Quello del Cavaliere è un messaggio politico rivolto anzitutto al suo schieramento. Riconoscendo esclusivamente al suo avversario lo status di leader, Berlusconi minimizza le aspirazioni di quanti si sentono già in corsa per conquistare la leadership del centrodestra. «Eredi» attualmente non ce ne sono - conferma - anche perché quelli su cui dice di aver puntato o «sono passati dall’altra parte» si riferisce probabilmente ad Angelino Alfano) oppure «hanno deluso». Ragionamento che vale tanto per Stefano Parisi, liquidato perché, ha ripetuto anche ieri Berlusconi, «è evidente che nessuno può pensare di avere la guida o comunque un ruolo importante in una coalizione se gli altri membri della stessa coalizione non lo accettano». Ma anche per quanti, come Giovanni Toti, dopo aver ricevuto l’imprimatur ad Arcore hanno pensato di potersi affrancare, presentandosi ad esempio sabato nella piazza in cui Salvini si è autoproclamato candidato premier. Berlusconi non ha infatti alcuna intenzione di consegnare lo scettro al leader della Lega che “surfeggia” sull’onda di Trump, al grido «con i moderati non si vince».
Certo è che il riconoscimento sul campo offerto a Renzi dal Cavaliere ha fatto storcere a più di qualcuno la bocca nel centrodestra e dentro la stessa Fi.
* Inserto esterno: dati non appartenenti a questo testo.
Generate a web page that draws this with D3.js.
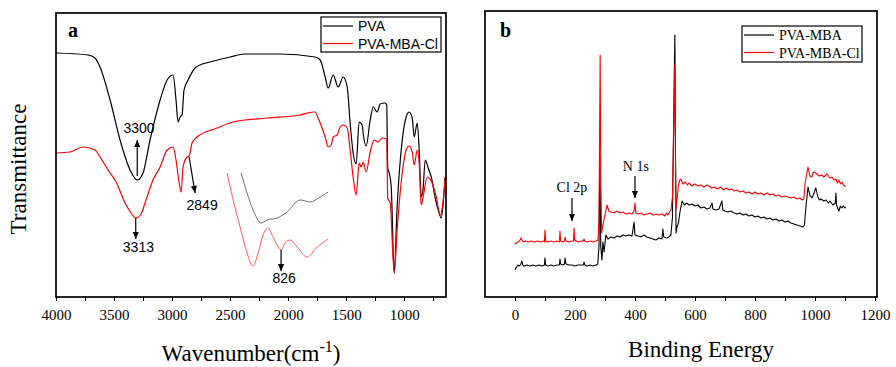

Si alimentano così nuovamente i sospetti sugli obiettivi di Berlusconi che, peraltro, ha perfino difeso il premier sulla lettera agli italiani all’estero con buona pace di Brunetta («È suo diritto informare i cittadini»). Anche la tempistica, in piena campagna referendaria, dà da pensare e c’è chi mette in fila le dichiarazioni di ieri su Renzi con l’endorsement per un ritorno al proporzionale, che Berlusconi ha fatto nei giorni scorsi. In sostanza quell’asse con la Lega che oggi l’ex premier ribadisce di voler mantenere, dal 5 dicembre potrebbe tornare in discussione. Berlusconi continua a ritenere fortemente probabile la vittoria del No, ma ritiene che la partita non sia ancora chiusa.
Dei sondaggi a tre settimane dal voto non si fida. E in ogni caso il suo obiettivo è che la sconfitta di Renzi non coincida con la vittoria di Grillo e Salvini. L’ideale per il Cavaliere sarebbe una vittoria risicata del No e forse persino del Sì, in modo che nessuno si senta di poter avere tutte le carte in mano da giocare. E non a caso confida nelle scelte del Capo dello Stato, per quel che avverrà dopo il voto: «Deciderà Mattarella, noi con senso di responsabilità decideremo di conseguenza». Parole che cozzano con quel «Chi è Mattarella?», scandito da Salvini sabato scorso a Firenze. Il leader della Lega per ora evita lo scontro con il Cavaliere per non compromettere il risultato referendario ma dopo il 4 dicembre non farà più sconti.